Idaho Fish and Game says it visited the site of the incident near Shaw Mountain north of Boise and confirmed a pair of wolf tracks. The agency authorized Wildlife Services to track and terminate the wolves, but they were never found. The kill order expired at the end of May.

“This sadly exemplifies why wolf management in Idaho can be so challenging,” Fish and Game Director Ed Schriever said in an agency press release. “People cherish the Foothills for its diversity of wildlife, along with the opportunities for grazing, recreation and other activities.”

The killed sheep had been among thousands crossing highway 55 in Eagle earlier this year. They graze in the foothills en route to their summer range near Idaho City.

Depredation issues lead to between five and 14 wolves being removed from the Foothills each year, according to state Fish and Game.

Shirts plans to request depredation compensation to cover his losses, the largest single wolf incident he’s experienced since the mid-1990s when the animals were reintroduced to Idaho.

Lawmakers last year instituted new regulations aimed at drastically reducing the state’s wolf population, a move supported by ranchers. The law would allow around 90% of the existing wolf population to be exterminated.

Data provided by Idaho Fish and Game show 130 wolves killed by sportsmen since January 1, and another 31 killed by Wildlife Services following depredation incidents.

Fish and Game estimates there are about 1,600 wolves in Idaho each spring after pups are born. That number drops to around 900 in the winter due to hunting.

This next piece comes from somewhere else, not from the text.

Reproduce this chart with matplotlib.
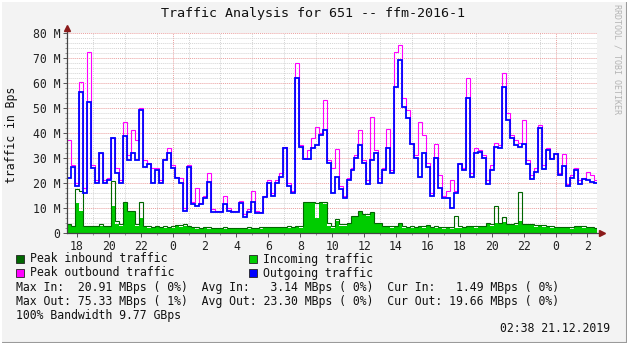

In 2021, 437 wolves were harvested by hunters, and 43 were killed by Wildlife Services.

Rapid changes in the market and inflationary pressures prevented officials from offering even a range of potential value for the loss. “What they’re worth today might be totally different than what they’d be worth later this year,” Wildlife Services Idaho Director Jared Hedelius said.

For now, it’s back to business as usual, Stuebner said. “[Ranchers] are doing the best they can with the tools they have.”